== Dataset section ==

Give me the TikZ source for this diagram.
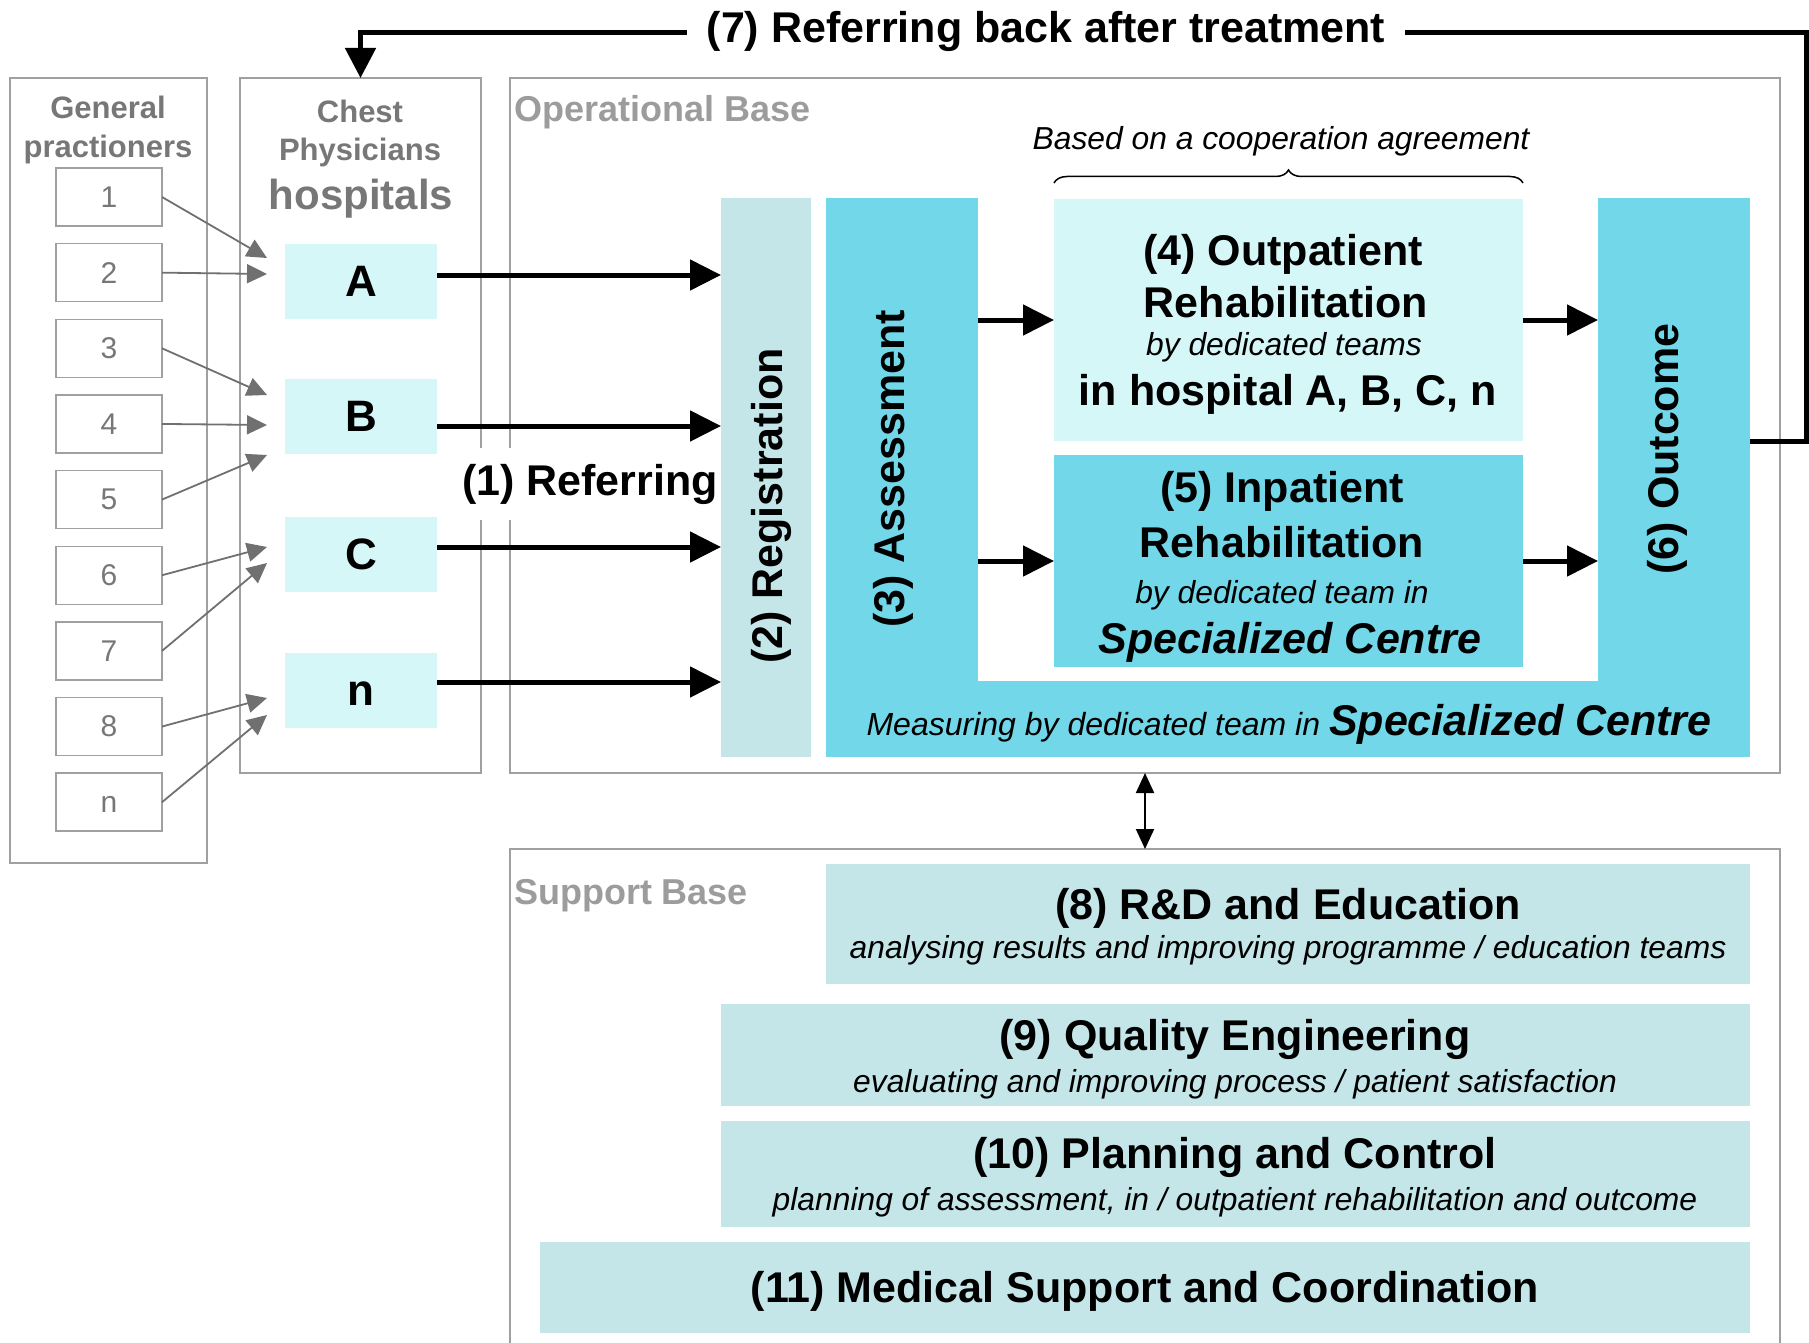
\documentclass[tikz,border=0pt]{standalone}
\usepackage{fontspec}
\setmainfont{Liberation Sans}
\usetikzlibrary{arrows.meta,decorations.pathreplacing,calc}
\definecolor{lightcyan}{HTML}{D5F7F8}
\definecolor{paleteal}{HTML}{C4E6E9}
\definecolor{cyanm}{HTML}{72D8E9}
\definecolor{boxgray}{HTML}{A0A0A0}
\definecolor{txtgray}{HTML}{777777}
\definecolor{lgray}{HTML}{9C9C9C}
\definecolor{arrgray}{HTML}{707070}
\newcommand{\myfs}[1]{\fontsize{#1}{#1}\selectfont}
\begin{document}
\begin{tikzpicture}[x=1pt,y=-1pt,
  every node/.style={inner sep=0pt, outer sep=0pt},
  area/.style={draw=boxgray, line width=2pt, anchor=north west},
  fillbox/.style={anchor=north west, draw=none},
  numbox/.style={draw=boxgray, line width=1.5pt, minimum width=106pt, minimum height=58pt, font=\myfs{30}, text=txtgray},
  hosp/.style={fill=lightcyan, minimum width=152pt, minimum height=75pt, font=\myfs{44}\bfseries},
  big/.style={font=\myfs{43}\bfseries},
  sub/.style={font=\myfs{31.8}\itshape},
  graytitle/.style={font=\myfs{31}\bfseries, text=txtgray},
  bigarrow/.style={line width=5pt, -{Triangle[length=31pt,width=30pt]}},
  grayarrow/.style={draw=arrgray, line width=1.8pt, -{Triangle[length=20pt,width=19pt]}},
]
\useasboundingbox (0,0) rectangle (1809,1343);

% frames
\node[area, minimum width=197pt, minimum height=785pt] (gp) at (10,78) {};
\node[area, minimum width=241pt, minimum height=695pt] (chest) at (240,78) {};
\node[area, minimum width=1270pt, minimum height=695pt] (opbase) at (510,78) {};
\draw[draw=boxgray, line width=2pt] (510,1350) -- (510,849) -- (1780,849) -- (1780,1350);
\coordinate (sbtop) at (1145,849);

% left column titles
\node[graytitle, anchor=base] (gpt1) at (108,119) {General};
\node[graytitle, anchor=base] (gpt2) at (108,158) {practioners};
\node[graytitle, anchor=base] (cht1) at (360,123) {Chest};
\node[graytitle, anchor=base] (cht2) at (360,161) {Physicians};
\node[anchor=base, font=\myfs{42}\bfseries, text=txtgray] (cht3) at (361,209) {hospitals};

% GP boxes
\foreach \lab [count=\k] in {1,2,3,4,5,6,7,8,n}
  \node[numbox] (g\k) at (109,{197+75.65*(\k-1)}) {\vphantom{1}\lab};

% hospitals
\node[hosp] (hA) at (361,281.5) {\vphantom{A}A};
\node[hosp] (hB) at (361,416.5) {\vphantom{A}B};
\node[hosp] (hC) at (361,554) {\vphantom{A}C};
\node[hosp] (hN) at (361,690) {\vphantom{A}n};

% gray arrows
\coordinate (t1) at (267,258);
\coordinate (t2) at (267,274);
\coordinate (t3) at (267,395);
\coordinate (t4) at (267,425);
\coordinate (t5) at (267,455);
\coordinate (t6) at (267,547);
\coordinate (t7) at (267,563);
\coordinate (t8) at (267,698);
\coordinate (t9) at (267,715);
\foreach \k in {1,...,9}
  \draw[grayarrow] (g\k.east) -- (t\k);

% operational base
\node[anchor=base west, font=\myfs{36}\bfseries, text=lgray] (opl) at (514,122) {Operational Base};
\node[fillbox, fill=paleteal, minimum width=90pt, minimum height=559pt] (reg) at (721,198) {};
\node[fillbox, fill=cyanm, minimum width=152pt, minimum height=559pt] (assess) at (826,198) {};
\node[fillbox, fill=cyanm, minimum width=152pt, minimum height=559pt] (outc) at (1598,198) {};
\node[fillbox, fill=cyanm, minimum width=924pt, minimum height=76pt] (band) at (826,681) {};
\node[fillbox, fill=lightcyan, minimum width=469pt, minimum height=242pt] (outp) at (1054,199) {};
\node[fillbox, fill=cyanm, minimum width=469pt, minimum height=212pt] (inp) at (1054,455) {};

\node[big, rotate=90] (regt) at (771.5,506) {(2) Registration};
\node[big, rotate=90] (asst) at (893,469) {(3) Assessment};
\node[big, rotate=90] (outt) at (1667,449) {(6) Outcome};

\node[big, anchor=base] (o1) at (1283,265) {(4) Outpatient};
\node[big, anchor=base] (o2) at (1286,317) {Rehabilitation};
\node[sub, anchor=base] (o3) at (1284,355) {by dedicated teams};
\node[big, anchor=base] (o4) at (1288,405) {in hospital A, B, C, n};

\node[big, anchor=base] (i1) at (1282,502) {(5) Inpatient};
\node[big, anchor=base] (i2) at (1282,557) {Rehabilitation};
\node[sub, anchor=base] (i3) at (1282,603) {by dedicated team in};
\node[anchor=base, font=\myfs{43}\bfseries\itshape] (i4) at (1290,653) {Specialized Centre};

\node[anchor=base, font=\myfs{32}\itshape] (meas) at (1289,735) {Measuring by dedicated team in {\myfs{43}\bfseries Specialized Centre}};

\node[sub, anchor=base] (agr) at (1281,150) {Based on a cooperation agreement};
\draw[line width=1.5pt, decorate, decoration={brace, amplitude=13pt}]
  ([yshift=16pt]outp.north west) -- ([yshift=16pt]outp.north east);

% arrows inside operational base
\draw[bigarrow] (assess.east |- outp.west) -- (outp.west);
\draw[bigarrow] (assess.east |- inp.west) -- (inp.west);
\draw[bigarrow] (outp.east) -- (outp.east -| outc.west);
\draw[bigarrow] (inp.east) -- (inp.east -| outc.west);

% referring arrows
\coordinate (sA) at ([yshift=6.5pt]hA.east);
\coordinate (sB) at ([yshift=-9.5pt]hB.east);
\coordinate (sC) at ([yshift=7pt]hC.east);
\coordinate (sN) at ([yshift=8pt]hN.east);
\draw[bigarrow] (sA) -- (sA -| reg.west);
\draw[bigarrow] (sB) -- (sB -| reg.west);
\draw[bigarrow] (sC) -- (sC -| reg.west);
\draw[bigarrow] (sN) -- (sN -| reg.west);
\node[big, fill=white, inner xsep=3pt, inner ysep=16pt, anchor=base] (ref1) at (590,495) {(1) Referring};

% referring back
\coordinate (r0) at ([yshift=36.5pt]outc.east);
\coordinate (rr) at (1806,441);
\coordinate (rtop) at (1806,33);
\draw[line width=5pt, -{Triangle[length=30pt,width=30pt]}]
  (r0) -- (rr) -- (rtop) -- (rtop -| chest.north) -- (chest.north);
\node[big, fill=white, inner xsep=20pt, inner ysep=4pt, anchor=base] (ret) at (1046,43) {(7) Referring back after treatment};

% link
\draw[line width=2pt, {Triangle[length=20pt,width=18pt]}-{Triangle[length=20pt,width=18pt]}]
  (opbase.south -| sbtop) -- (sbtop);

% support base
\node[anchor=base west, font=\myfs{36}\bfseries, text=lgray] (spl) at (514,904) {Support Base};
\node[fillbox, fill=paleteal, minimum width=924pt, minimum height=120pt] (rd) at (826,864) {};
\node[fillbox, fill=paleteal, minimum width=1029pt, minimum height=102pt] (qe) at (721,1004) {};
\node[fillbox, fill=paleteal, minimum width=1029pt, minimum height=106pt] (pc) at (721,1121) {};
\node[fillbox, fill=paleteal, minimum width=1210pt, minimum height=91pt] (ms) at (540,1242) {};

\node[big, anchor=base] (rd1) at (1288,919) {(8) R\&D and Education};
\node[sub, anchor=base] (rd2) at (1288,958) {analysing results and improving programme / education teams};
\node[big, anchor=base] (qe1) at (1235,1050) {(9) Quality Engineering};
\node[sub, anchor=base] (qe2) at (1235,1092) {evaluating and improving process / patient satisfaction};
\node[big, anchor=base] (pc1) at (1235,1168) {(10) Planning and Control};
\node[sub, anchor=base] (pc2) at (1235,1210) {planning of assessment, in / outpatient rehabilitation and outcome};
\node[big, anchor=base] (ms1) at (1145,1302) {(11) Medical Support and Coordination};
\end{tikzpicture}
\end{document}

== Goal of the exercise ==
Skip every picture and return the lines above from the top through the one that contains "(sbtop) at (1145,849);".

== Solution to the exercise ==
Give me the TikZ source for this diagram.
\documentclass[tikz,border=0pt]{standalone}
\usepackage{fontspec}
\setmainfont{Liberation Sans}
\usetikzlibrary{arrows.meta,decorations.pathreplacing,calc}
\definecolor{lightcyan}{HTML}{D5F7F8}
\definecolor{paleteal}{HTML}{C4E6E9}
\definecolor{cyanm}{HTML}{72D8E9}
\definecolor{boxgray}{HTML}{A0A0A0}
\definecolor{txtgray}{HTML}{777777}
\definecolor{lgray}{HTML}{9C9C9C}
\definecolor{arrgray}{HTML}{707070}
\newcommand{\myfs}[1]{\fontsize{#1}{#1}\selectfont}
\begin{document}
\begin{tikzpicture}[x=1pt,y=-1pt,
  every node/.style={inner sep=0pt, outer sep=0pt},
  area/.style={draw=boxgray, line width=2pt, anchor=north west},
  fillbox/.style={anchor=north west, draw=none},
  numbox/.style={draw=boxgray, line width=1.5pt, minimum width=106pt, minimum height=58pt, font=\myfs{30}, text=txtgray},
  hosp/.style={fill=lightcyan, minimum width=152pt, minimum height=75pt, font=\myfs{44}\bfseries},
  big/.style={font=\myfs{43}\bfseries},
  sub/.style={font=\myfs{31.8}\itshape},
  graytitle/.style={font=\myfs{31}\bfseries, text=txtgray},
  bigarrow/.style={line width=5pt, -{Triangle[length=31pt,width=30pt]}},
  grayarrow/.style={draw=arrgray, line width=1.8pt, -{Triangle[length=20pt,width=19pt]}},
]
\useasboundingbox (0,0) rectangle (1809,1343);

% frames
\node[area, minimum width=197pt, minimum height=785pt] (gp) at (10,78) {};
\node[area, minimum width=241pt, minimum height=695pt] (chest) at (240,78) {};
\node[area, minimum width=1270pt, minimum height=695pt] (opbase) at (510,78) {};
\draw[draw=boxgray, line width=2pt] (510,1350) -- (510,849) -- (1780,849) -- (1780,1350);
\coordinate (sbtop) at (1145,849);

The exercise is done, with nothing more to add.